Mercedes-Benz to bring back diesel car to North America

Montvale, New Jersey - Mercedes-Benz has announced that it will again offer a diesel-powered car in the U.S. market - no plans were announced for the Canadian market.

Starting in 2004, the company will market an E320 CDI, a more fuel-efficent diesel version of its E-Class sedan. The new diesel engine is quiet and impressively fuel-efficient, while achieving lower exhaust emissions than previous diesels.

The turbocharged six-cylinder powerplant will feature electronic fuel injection -- considered technically impossible on a diesel until only a few years ago. CDI stands for "common-rail" diesel injection -- a term denoting the fuel line loop supplying constant fuel pressure to each of the six solenoid injector valves.

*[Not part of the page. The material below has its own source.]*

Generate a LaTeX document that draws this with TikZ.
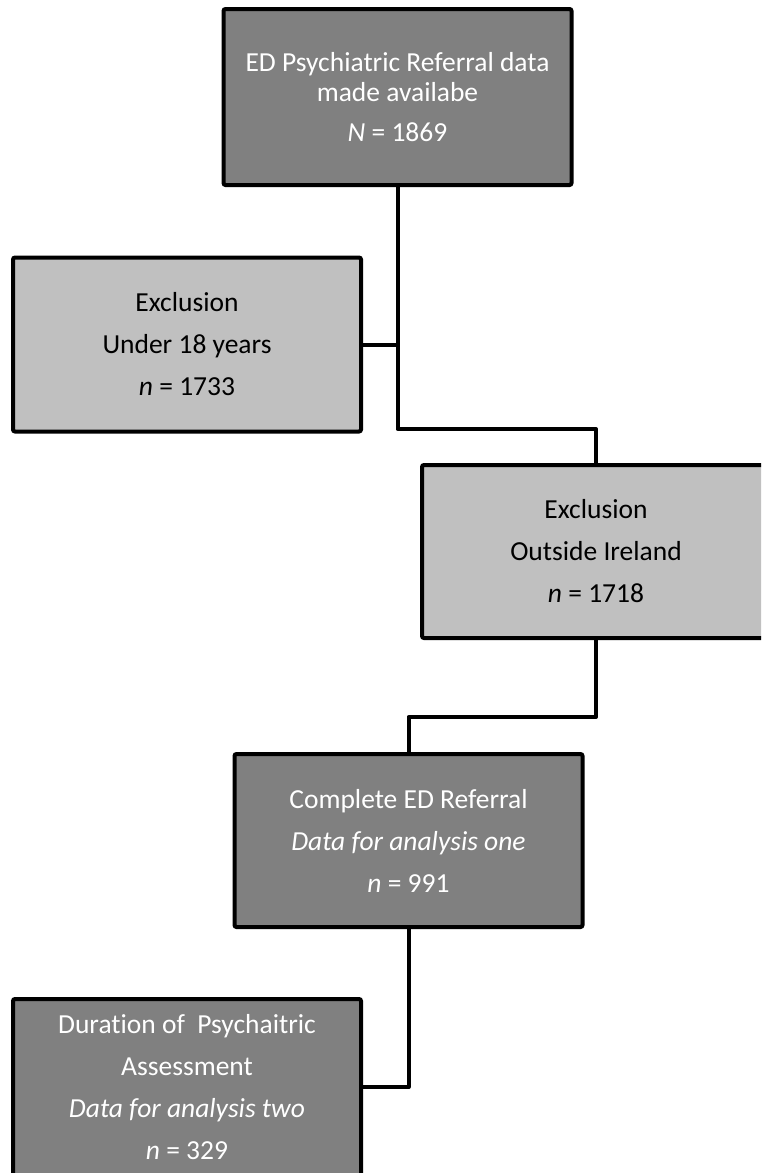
\documentclass[tikz,border=0pt]{standalone}
\usepackage{fontspec}
\setmainfont{Carlito}[Ligatures=NoCommon]
\definecolor{darkbox}{HTML}{808080}
\definecolor{lightbox}{HTML}{C0C0C0}
\tikzset{
  flowbox/.style={rectangle, rounded corners=2pt, draw=black, line width=4pt,
    minimum width=348pt, minimum height=174pt, inner sep=0pt, align=center,
    font=\fontsize{27.5}{42}\selectfont},
  darkflow/.style={flowbox, fill=darkbox, text=white},
  lightflow/.style={flowbox, fill=lightbox, text=black},
  link/.style={line width=4pt, draw=black, line join=round}
}
\begin{document}
\begin{tikzpicture}[x=1pt,y=-1pt]
\clip (0,0) rectangle (761,1173);
\fill[white] (0,0) rectangle (761,1173);
\node[darkflow, minimum height=176pt, font=\fontsize{27.5}{30}\selectfont] (b1) at (397.5,97) {ED Psychiatric Referral data\\made availabe\\[10pt]\textit{N} = 1869};
\node[lightflow] (b2) at (187,344.5) {Exclusion\\Under 18 years\\\textit{n} = 1733};
\node[lightflow, minimum height=173pt] (b3) at (596,551.5) {Exclusion\\Outside Ireland\\\textit{n} = 1718};
\node[darkflow, minimum height=173pt] (b4) at (408.5,840.5) {Complete ED Referral\\\textit{Data for analysis one}\\\textit{n} = 991};
\node[darkflow, minimum height=177pt] (b5) at (187,1087.5) {Duration of~ Psychaitric\\Assessment\\\textit{Data for analysis two}\\\textit{n} = 329};
\coordinate (j1) at (399,429);
\coordinate (j2) at (596,717);
\coordinate (j3) at (408,1087);
\draw[link] (b1.south) -- (b1.south |- j1) -- (b3.north |- j1) -- (b3.north);
\draw[link] (b2.east) -- (b2.east -| b1.south);
\draw[link] (b3.south) -- (b3.south |- j2) -- (b4.north |- j2) -- (b4.north);
\draw[link] (b4.south) -- (b4.south |- j3) -- (j3 -| b5.east);
\end{tikzpicture}
\end{document}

The leap to electronic fuel injection means that the E320 CDI engine can be even cleaner, quieter and more powerful than conventional mechanically-injected diesel powerplants. Diesel engines inherently produce 30 percent lower carbon dioxide emissions and significantly lower carbon monoxide than gasoline engines, but historically, diesels have produced more oxides of nitrogen and soot or particulates. However, with precise electronic control of fuel delivery, hand in hand with an oxidation catalyst, the E320 CDI can pass current 45-state emissions standards. When low-sulphur diesel fuel becomes available in the U.S. around 2007, Mercedes-Benz engineers are optimistic that the CDI diesel can meet emissions standards in all 50 states.

Mercedes-Benz debuted the world's first diesel passenger car -- the 260D -- in 1936, and on a global basis, diesel engines power about 40 percent of Mercedes cars around the world. In the early 1980s, over 75 percent of the Mercedes-Benz cars sold in the U.S. market were diesel-powered, but as consumer tastes evolved, diesel cars became a smaller and smaller part of the company's product mix.

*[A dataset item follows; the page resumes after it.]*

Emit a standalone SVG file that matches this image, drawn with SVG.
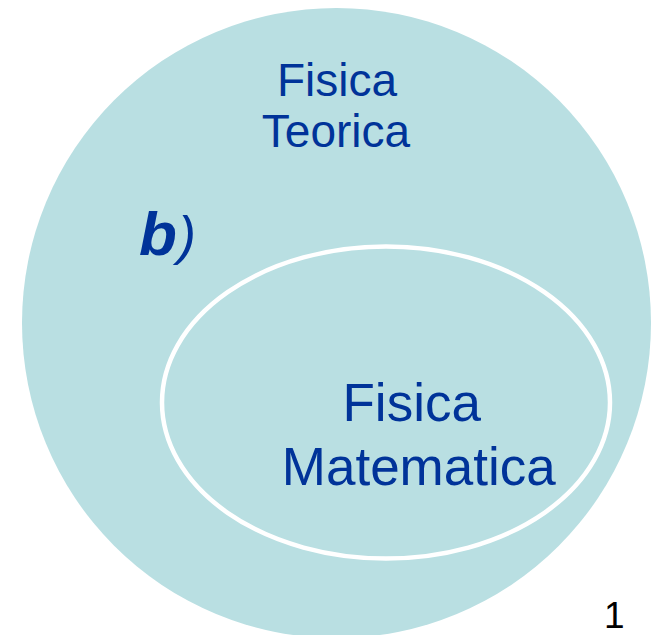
<svg xmlns="http://www.w3.org/2000/svg" width="657" height="635" viewBox="0 0 657 635">
  <style>
    .lbl { font-family: "Liberation Sans", Arial, sans-serif; fill: #003399; }
  </style>
  <rect width="657" height="635" fill="#ffffff"/>
  <g id="fisica-teorica">
    <ellipse cx="336.5" cy="323" rx="314.5" ry="315" fill="#B9DFE2"/>
    <text class="lbl" font-size="46" text-anchor="middle" x="337" y="95.7">Fisica</text>
    <text class="lbl" font-size="46" text-anchor="middle" x="336" y="146.7">Teorica</text>
    <text class="lbl" x="139" y="255"><tspan font-size="62" font-weight="bold" font-style="italic">b</tspan><tspan font-size="54" font-style="italic" x="178" y="254">)</tspan></text>
  </g>
  <g id="fisica-matematica">
    <ellipse cx="386" cy="402.5" rx="224" ry="156" fill="none" stroke="#ffffff" stroke-width="4.5"/>
    <text class="lbl" font-size="53" x="342.5" y="421">Fisica</text>
    <text class="lbl" font-size="53" x="281.8" y="485">Matematica</text>
  </g>
  <g id="connectors"/>
  <text x="604" y="628" font-family="Liberation Sans, Arial, sans-serif" font-size="37" fill="#000000">1</text>
</svg>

Mercedes-Benz last offered a diesel car -- the E300 Turbodiesel -- in 1999. The company planned a one-year hiatus for the diesel until its new CDI engine was ready, but in the meantime, emissions standards were proposed which further delayed the new U.S. diesel.

Diesel engines consistently provide over 30 percent better fuel efficiency than comparable gasoline engines, which means that a full-size luxury sedan such as the Mercedes-Benz E-Class can get well over 30 miles per (U.S.)gallon on the highway and cruise nearly 700 miles before refueling. Relying purely on the heat of highly compressed intake air to ignite the fuel, diesel engines operate without spark plugs or other ignition parts.